Disposizioni processuali
Generalità – L’attuale – e molto più snella – versione dell’art. 53 del D.P.R. n. 327/2001 recita: “…La tutela giurisdizionale davanti al giudice amministrativo è disciplinata dal codice del processo amministrativo. Resta ferma la giurisdizione del giudice ordinario per le controversie riguardanti la determinazione e la corresponsione delle indennità in conseguenza dell’adozione di atti di natura espropriativa o ablativa”.
Disciplina previgente – L’art. 53 testo unico espropri prima della riformulazione disponeva: sono devolute alla giurisdizione esclusiva del giudice amministrativo le controversie aventi per oggetto gli atti, i provvedimenti, gli accordi e i comportamenti delle amministrazioni pubbliche e dei soggetti ad esse equiparati, conseguenti alla applicazione delle disposizioni del testo unico. Resta ferma la giurisdizione del giudice ordinario per le controversie riguardanti la determinazione e la corresponsione delle indennità in conseguenza dell’adozione di atti di natura espropriativa o ablativa.

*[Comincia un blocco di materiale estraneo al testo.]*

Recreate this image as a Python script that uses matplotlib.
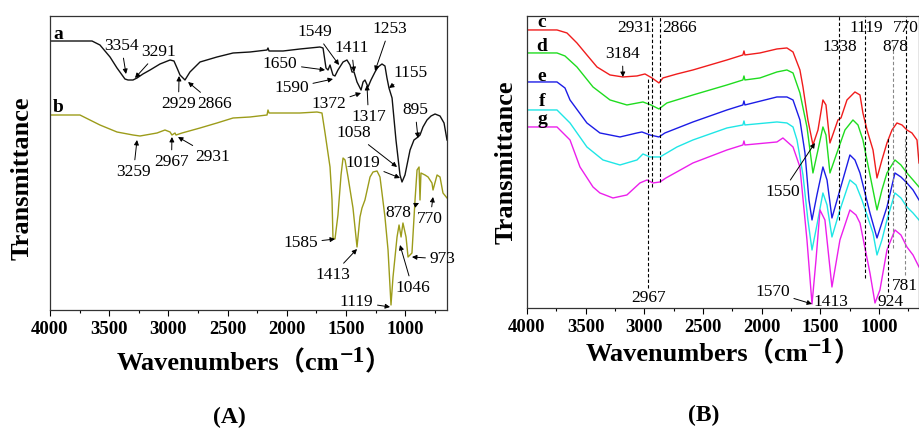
import matplotlib
matplotlib.use("Agg")
import matplotlib.pyplot as plt
from matplotlib.ticker import MultipleLocator

plt.rcParams["font.family"] = ["Liberation Serif", "DejaVu Serif", "Noto Sans CJK SC"]

# ---------------- panel A : spectra a (black) and b (olive) ----------------
a_wn = [4000, 3645, 3578, 3493, 3434, 3367, 3341, 3299, 3265, 3215, 3155, 3071, 2986, 2953,
        2927, 2902, 2860, 2818, 2733, 2590, 2454, 2311, 2167, 2159, 2150, 2032, 1889, 1720,
        1694, 1669, 1652, 1635, 1610, 1593, 1568, 1525, 1492, 1466, 1449, 1432, 1407, 1390,
        1373, 1356, 1340, 1314, 1289, 1255, 1230, 1196, 1171, 1154, 1137, 1111, 1078, 1044,
        1027, 1002, 959, 926, 892, 875, 850, 816, 782, 748, 706, 672, 647]
a_t = [269, 269, 265, 253, 242, 231, 230, 230, 232, 236, 240, 246, 250, 249,
       242, 235, 230, 238, 248, 253, 257, 258, 260, 262, 259, 259, 261, 263,
       262, 242, 240, 245, 235, 234, 240, 248, 250, 245, 238, 238, 228, 224,
       220, 228, 230, 223, 230, 238, 243, 246, 244, 232, 222, 212, 170, 135,
       128, 135, 160, 170, 173, 175, 183, 190, 194, 196, 194, 187, 170]

b_wn = [4000, 3747, 3578, 3434, 3299, 3240, 3096, 3029, 2986, 2970, 2944, 2936, 2885, 2733,
        2590, 2454, 2311, 2167, 2159, 2150, 2032, 1889, 1745, 1703, 1677, 1635, 1618, 1610,
        1593, 1568, 1542, 1525, 1508, 1483, 1441, 1407, 1382, 1365, 1340, 1297, 1272, 1238,
        1213, 1196, 1171, 1145, 1120, 1103, 1069, 1052, 1035, 1019, 993, 976, 943, 917,
        900, 883, 875, 867, 833, 807, 774, 765, 731, 706, 681, 647]
b_t = [195, 195, 185, 178, 175, 174, 177, 180, 178, 175, 177, 175, 177, 182,
       187, 192, 193, 195, 200, 197, 197, 197, 198, 197, 177, 143, 110, 72,
       71, 95, 135, 152, 150, 133, 102, 63, 93, 102, 110, 133, 138, 139,
       133, 117, 93, 60, 5, 33, 73, 85, 73, 87, 73, 53, 57, 110,
       140, 143, 110, 137, 135, 133, 127, 120, 135, 133, 117, 112]

# ---------------- panel B : spectra c..g ----------------
c_wn = [4000, 3744, 3659, 3574, 3489, 3403, 3292, 3182, 3062, 2994, 2934, 2875, 2841, 2721,
        2585, 2440, 2295, 2159, 2150, 2142, 2014, 1869, 1784, 1732, 1673, 1647, 1605, 1562,
        1519, 1477, 1451, 1417, 1349, 1323, 1272, 1204, 1161, 1136, 1101, 1050, 1016, 974,
        931, 888, 846, 803, 761, 718, 675, 658]
c_t = [278, 278, 275, 265, 253, 241, 233, 231, 232, 234, 230, 225, 230, 234,
       238, 243, 248, 253, 257, 253, 255, 259, 260, 256, 238, 221, 188, 163,
       178, 208, 203, 165, 188, 190, 208, 216, 213, 195, 178, 158, 130, 148,
       165, 178, 185, 183, 178, 175, 168, 145]

d_wn = [4000, 3744, 3676, 3574, 3437, 3292, 3148, 3011, 2943, 2875, 2807, 2585, 2295, 2159,
        2150, 2142, 2014, 1869, 1784, 1732, 1673, 1613, 1562, 1519, 1477, 1451, 1417, 1349,
        1289, 1221, 1178, 1136, 1093, 1050, 1016, 974, 931, 863, 812, 761, 709, 658]
d_t = [255, 255, 252, 241, 221, 208, 203, 206, 203, 199, 205, 213, 223, 228,
       232, 228, 230, 236, 238, 235, 215, 181, 135, 158, 181, 173, 135, 158,
       178, 188, 183, 168, 143, 118, 98, 118, 135, 148, 143, 135, 128, 121]

e_wn = [4000, 3744, 3676, 3633, 3489, 3378, 3207, 3062, 3020, 2951, 2875, 2824, 2585, 2295,
        2159, 2150, 2142, 1869, 1784, 1732, 1673, 1630, 1596, 1570, 1528, 1477, 1442, 1400,
        1332, 1247, 1204, 1161, 1076, 1016, 931, 863, 812, 761, 709, 658]
e_t = [226, 226, 220, 208, 185, 175, 171, 175, 176, 173, 171, 175, 186, 198,
       203, 207, 203, 211, 211, 208, 188, 155, 108, 88, 113, 141, 128, 90,
       118, 153, 148, 135, 95, 70, 101, 135, 131, 125, 118, 108]

f_wn = [4000, 3744, 3633, 3489, 3352, 3207, 3062, 3011, 2951, 2866, 2721, 2585, 2295, 2159,
        2150, 2142, 1869, 1784, 1732, 1698, 1647, 1605, 1570, 1528, 1477, 1442, 1400, 1332,
        1247, 1195, 1144, 1050, 1016, 974, 931, 863, 812, 761, 709, 658]
f_t = [198, 198, 185, 161, 148, 143, 148, 154, 151, 151, 161, 168, 180, 183,
       187, 183, 186, 185, 181, 168, 133, 88, 58, 83, 115, 103, 71, 98,
       128, 123, 108, 75, 53, 68, 88, 115, 110, 101, 95, 88]

g_wn = [4000, 3744, 3633, 3548, 3437, 3378, 3267, 3148, 3037, 2977, 2926, 2866, 2815, 2585,
        2295, 2159, 2150, 2142, 1869, 1818, 1732, 1673, 1613, 1570, 1536, 1502, 1460, 1400,
        1332, 1247, 1195, 1161, 1076, 1033, 991, 931, 863, 812, 761, 709, 658]
g_t = [181, 181, 168, 141, 121, 115, 110, 113, 125, 128, 125, 126, 130, 145,
       158, 163, 167, 163, 166, 170, 161, 141, 68, 4, 48, 98, 88, 21,
       68, 98, 93, 85, 35, 5, 18, 58, 78, 73, 61, 53, 41]

# peak labels: (text, text position, arrow tip or None)
peaks_a = [
    ("3354", (3396, 264), (3358, 236)),
    ("3291", (3084, 258), (3282, 232)),
    ("2929", (2915, 206), (2910, 234)),
    ("2866", (2611, 206), (2834, 228)),
    ("1650", (2057, 246), (1677, 240)),
    ("1590", (1960, 222), (1610, 231)),
    ("1549", (1762, 278), (1559, 245)),
    ("1411", (1454, 262), (1432, 238)),
    ("1372", (1648, 206), (1373, 217)),
    ("1317", (1310, 193), (1323, 225)),
    ("1253", (1133, 281), (1255, 239)),
    ("1155", (955, 237), (1137, 222)),
    ("895", (917, 200), (892, 172)),
    ("1058", (1437, 177), (1069, 143)),
    ("1019", (1361, 147), (1044, 132)),
    ("3259", (3295, 138), (3265, 170)),
    ("2967", (2974, 148), (2970, 173)),
    ("2931", (2628, 153), (2919, 173)),
    ("1585", (1884, 67), (1593, 71)),
    ("1413", (1614, 35), (1407, 61)),
    ("1119", (1411, 8), (1128, 3)),
    ("1046", (938, 22), (1044, 65)),
    ("973", (685, 51), (943, 53)),
    ("878", (1057, 97), (883, 107)),
    ("770", (790, 91), (765, 113)),
]

peaks_b = [
    ("2931", (3079, 280), None),
    ("2866", (2696, 280), None),
    ("3184", (3186, 254), (3182, 231)),
    ("1338", (1336, 261), None),
    ("1119", (1110, 280), None),
    ("878", (858, 261), None),
    ("770", (769, 280), None),
    ("1550", (1822, 116), (1545, 165)),
    ("2967", (2964, 10), None),
    ("1570", (1907, 16), (1570, 4)),
    ("1413", (1408, 6), None),
    ("924", (901, 6), None),
    ("781", (782, 22), None),
]

# guide lines in B: (wavenumber, bottom, top, colour)
guides_b = [
    (2967, 20, 231, "k"),
    (2931, 121, 292, "k"),
    (2866, 126, 292, "k"),
    (1338, 88, 292, "k"),
    (1119, 30, 292, "k"),
    (878, 60, 263, "#888888"),
    (770, 80, 292, "k"),
    (924, 16, 171, "k"),
    (781, 33, 170, "#888888"),
]


def style_axis(ax, right, top):
    ax.set_xlim(4000, right)
    ax.set_ylim(0, top)
    ax.xaxis.set_major_locator(MultipleLocator(500))
    ax.xaxis.set_minor_locator(MultipleLocator(250))
    ax.tick_params(axis="x", which="major", direction="out", length=4, width=0.8,
                   labelsize=13.5, pad=4)
    ax.tick_params(axis="x", which="minor", direction="out", length=2.5, width=0.8)
    ax.set_yticks([])
    for lab in ax.get_xticklabels():
        lab.set_fontweight("bold")
    for sp in ax.spines.values():
        sp.set_color("#333333")
        sp.set_linewidth(0.9)


def put_peaks(ax, peaks):
    for txt, xy_text, tip in peaks:
        if tip is None:
            ax.text(xy_text[0], xy_text[1], txt, ha="center", va="center", fontsize=12.5)
        else:
            ax.annotate(txt, xy=tip, xytext=xy_text, ha="center", va="center", fontsize=12.5,
                        arrowprops=dict(arrowstyle="-|>", color="k", lw=0.7,
                                        mutation_scale=7, shrinkA=1, shrinkB=0))


def xlabel_parts(fig, ax, x, y):
    t1 = fig.text(x, y, "Wavenumbers（cm", fontsize=19, fontweight="bold", va="baseline")
    t2 = ax.annotate("\u22121", xy=(1, 0.32), xycoords=t1, va="bottom", ha="left",
                     fontsize=17, fontweight="bold", annotation_clip=False)
    ax.annotate("）", xy=(1, 0), xycoords=(t2, t1), va="bottom", ha="left",
                fontsize=19, fontweight="bold", annotation_clip=False)


fig = plt.figure(figsize=(9.19, 4.29), dpi=100)
axA = fig.add_axes([0.0544, 0.2774, 0.4320, 0.6853])
axB = fig.add_axes([0.5734, 0.2821, 0.4271, 0.6807])

axA.plot(a_wn, a_t, color="#111111", lw=1.0)
axA.plot(b_wn, b_t, color="#9c9c1a", lw=1.0)
style_axis(axA, 647, 294)
put_peaks(axA, peaks_a)
axA.text(3932, 276, "a", fontsize=14, fontweight="bold", ha="center", va="center")
axA.text(3932, 202, "b", fontsize=14, fontweight="bold", ha="center", va="center")

for wn, t, col in [(c_wn, c_t, "#f01c1c"), (d_wn, d_t, "#1fdc1f"), (e_wn, e_t, "#1c1ce6"),
                   (f_wn, f_t, "#1fe6e6"), (g_wn, g_t, "#ec1fec")]:
    axB.plot(wn, t, color=col, lw=1.0)
for wn, lo, hi, col in guides_b:
    axB.vlines(wn, lo, hi, colors=col, linestyles=(0, (3, 2)), lw=0.8)
style_axis(axB, 654, 292)
put_peaks(axB, peaks_b)
for lab, yy in [("c", 285), ("d", 261), ("e", 231), ("f", 206), ("g", 188)]:
    axB.text(3872, yy, lab, fontsize=14, fontweight="bold", ha="center", va="center")

fig.text(0.024, 0.585, "Transmittance", rotation=90, fontsize=19, fontweight="bold",
         ha="center", va="center")
fig.text(0.551, 0.622, "Transmittance", rotation=90, fontsize=19, fontweight="bold",
         ha="center", va="center")
xlabel_parts(fig, axA, 0.127, 1 - 370 / 429)
xlabel_parts(fig, axB, 0.637, 1 - 361 / 429)

fig.text(229 / 919, 1 - 417 / 429, "(A)", fontsize=17, fontweight="bold", ha="center", va="center")
fig.text(704 / 919, 1 - 415 / 429, "(B)", fontsize=17, fontweight="bold", ha="center", va="center")

fig.savefig("out.png", dpi=100)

La Corte costituzionale, con sentenza 11 maggio 2006, n. 191, aveva dichiarato l’illegittimità costituzionale del comma 1 dell’art. 53 nella parte in cui, devolvendo alla giurisdizione esclusiva del giudice amministrativo le controversie relative a “i comportamenti delle pubbliche amministrazioni e dei soggetti ad esse equiparati”, non escludeva i comportamenti non riconducibili, nemmeno mediatamente, all’esercizio di un pubblico potere. Ne era derivava pertanto la sussistenza della giurisdizione amministrativa ogniqualvolta fosse rilevabile un oggettivo, e non meramente intenzionale, svolgersi di un’attività amministrativa costituente esercizio di un potere astrattamente riconosciuto alla P.A. o ai soggetti ad essa equiparati.
Termini processuali – Tutti i termini processuali ordinari sono dimezzati salvo, nei giudizi di primo grado, quelli per la notificazione del ricorso introduttivo, del ricorso incidentale e dei motivi aggiunti, nonché quelli di cui all’articolo 62, comma 1, e quelli espressamente disciplinati nell’art. 119 del Codice del Processo Amministrativo.